Apple’s industrial design team hatched the pendant idea while working on the glasses — before they had settled on a design for that product. The device is reminiscent of the failed Humane AI pin, but it’s designed as an iPhone accessory rather than a standalone product.
The pendant would essentially serve as an always-on camera for the smartphone that also includes a microphone for Siri input. Some Apple employees call it the “eyes and ears” of the phone.
As much as I have lambasted Apple so far in this article, I know the company is not so short-sighted that it would let something like this ship. Dozens of experimental prototypes are put through their paces at Apple Park, most of which never see the light of day. This is almost certainly one of those projects, probably to pave the way for the cameras and sensors for future Apple glasses or AirPods. I find those two products to be much more likely to ship than a pendant nobody will wear. Apple’s engineers and C-suite almost certainly are aware of the Ai Pin, and even a company as confident as Apple would never dare play with that fire. This doesn’t feel like an Apple product to me, and this rumor is ridiculous.
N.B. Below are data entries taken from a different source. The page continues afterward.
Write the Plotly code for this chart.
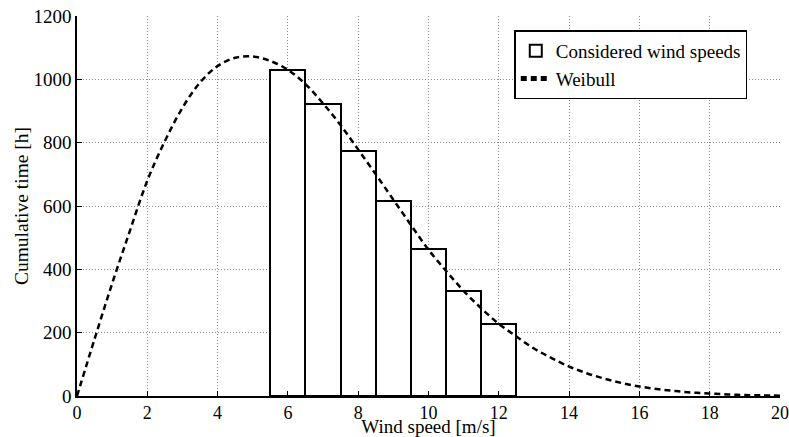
import plotly.graph_objects as go

# Considered wind speeds (bars)
bar_speeds = [6, 7, 8, 9, 10, 11, 12]
bar_hours = [1030, 921, 775, 616, 463, 332, 226]

# Weibull curve
weibull_speed = [0, 0.5, 1, 1.5, 2, 2.5, 3, 3.5, 4, 4.5, 5, 5.5, 6, 6.5, 7, 7.5, 8, 8.5,
                 9, 9.5, 10, 10.5, 11, 11.5, 12, 12.5, 13, 13.5, 14, 14.5, 15, 15.5, 16,
                 16.5, 17, 17.5, 18, 18.5, 19, 19.5, 20]
weibull_hours = [0, 180, 355, 520, 680, 805, 910, 990, 1042, 1068, 1072, 1058, 1030, 985,
                 924, 855, 778, 700, 620, 540, 462, 395, 332, 277, 228, 188, 150, 120, 93,
                 72, 55, 41, 30, 22, 16, 11, 8, 5, 3, 2, 1]

x_ticks = [0, 2, 4, 6, 8, 10, 12, 14, 16, 18, 20]
y_ticks = [0, 200, 400, 600, 800, 1000, 1200]

FONT = "Liberation Serif, serif"

fig = go.Figure()
fig.add_trace(go.Bar(
    x=bar_speeds, y=bar_hours, width=1,
    marker=dict(color="white", line=dict(color="black", width=2)),
    name="Considered wind speeds",
))
fig.add_trace(go.Scatter(
    x=weibull_speed, y=weibull_hours, mode="lines",
    line=dict(color="black", width=2.5, dash="6px,4px", shape="spline"),
    name="Weibull",
))

axis_common = dict(
    showline=True, linecolor="black", linewidth=1.5, mirror=False,
    ticks="inside", ticklen=5, tickcolor="black", tickwidth=1,
    showgrid=True, gridcolor="#8c8c8c", gridwidth=1, griddash="1px,2px",
    zeroline=False, ticklabeloverflow="allow",
    automargin=False,
)

fig.update_xaxes(range=[0, 20], tickvals=x_ticks, ticktext=[str(v) for v in x_ticks],
                 tickfont=dict(family=FONT, size=18, color="black"),
                 title=dict(text="Wind speed [m/s]", font=dict(family=FONT, size=19, color="black"),
                            standoff=4),
                 **axis_common)
fig.update_yaxes(range=[0, 1200], tickvals=y_ticks, ticktext=[str(v) for v in y_ticks],
                 tickfont=dict(family=FONT, size=19, color="black"),
                 title=dict(text="Cumulative time [h]", font=dict(family=FONT, size=19.5, color="black"),
                            standoff=0),
                 **axis_common)

fig.update_layout(
    width=789, height=437,
    margin=dict(l=77, r=9, t=16, b=41),
    plot_bgcolor="white", paper_bgcolor="white",
    font=dict(family=FONT, size=19, color="black"),
    showlegend=True,
    legend=dict(x=0.622, y=0.962, xanchor="left", yanchor="top",
                bgcolor="white", bordercolor="black", borderwidth=1.5,
                font=dict(family=FONT, size=19, color="black"),
                tracegroupgap=0, itemsizing="constant"),
    bargap=0,
)

fig.write_html("out.html", config={"displayModeBar": False},
               post_script="document.body.style.margin='0';")
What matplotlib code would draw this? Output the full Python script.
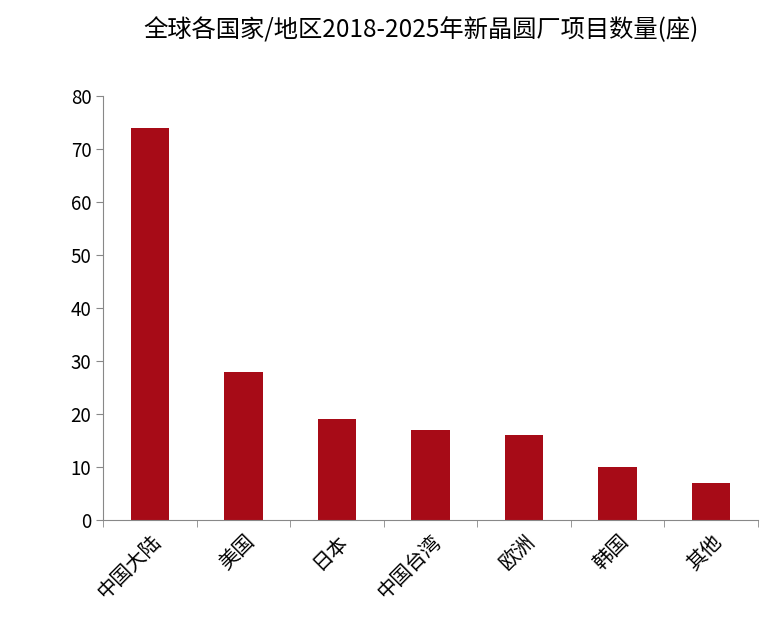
import matplotlib
matplotlib.use("Agg")
import matplotlib.pyplot as plt
import numpy as np

plt.rcParams['font.family'] = ['Noto Sans CJK SC', 'DejaVu Sans']

categories = ["中国大陆", "美国", "日本", "中国台湾", "欧洲", "韩国", "其他"]
values = [74, 28, 19, 17, 16, 10, 7]
title = "全球各国家/地区2018-2025年新晶圆厂项目数量(座)"

fig = plt.figure(figsize=(7.82, 6.28), dpi=100)
ax = fig.add_axes([0.132, 0.172, 0.837, 0.675])
x = np.arange(len(categories))
ax.bar(x, values, width=0.41, color="#A70B17")
ax.set_xlim(-0.5, len(categories) - 0.5)
ax.set_ylim(0, 80)
ax.set_yticks(range(0, 81, 10))
ax.set_xticks(x)
ax.set_xticklabels(categories, rotation=45, ha="right", rotation_mode="anchor", fontsize=14.5)
ax.set_xticks(np.arange(-0.5, len(categories), 1), minor=True)
ax.tick_params(axis="x", which="major", length=0, pad=8)
ax.tick_params(axis="x", which="minor", length=5, direction="out", color="#888888")
ax.tick_params(axis="y", length=5, direction="out", color="#888888", labelsize=13.5)
for s in ["top", "right"]:
    ax.spines[s].set_visible(False)
for s in ["left", "bottom"]:
    ax.spines[s].set_color("#888888")
fig.text(0.538, 0.952, title, ha="center", va="center", fontsize=17.5)
fig.savefig("out.png", dpi=100)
The AirPods, planned for as early as this year, have been in development for a while, with Bloomberg News first reporting in early 2024 that Apple was exploring camera-equipped earbuds. The company has steadily added AI features to the product, including a new live-translation mode introduced last year.
These AirPods are probably the only product people will buy, and for good reason: people love AirPods. They’re a great product with very few faults, and for the most part, people love the new AirPods Pro 3. I have no reason to believe cameras would change that. But back to the central question I posed at the beginning of this diatribe: What AI will these products run? These cameras would be side-mounted on a user’s head, requiring sophisticated machine learning to analyze one’s surroundings and feed them to a multimodal AI model. I have no confidence that a company so deficient in AI research can make products like the ones Gurman proposes anytime in the next five years. That’s an absurd proposition.
Apple has an AI problem, but if Gurman is to be believed, it appears the company has a hardware one, too. This is a ridiculous rumor from a company that must come to terms with its institutional priorities. Does it want to sit out the AI race entirely and focus on the iPhone and Mac — which is a decent choice at this point! — or does it want to try? And if it chooses the latter path, does it have the leadership equipped to guide it through the tumult?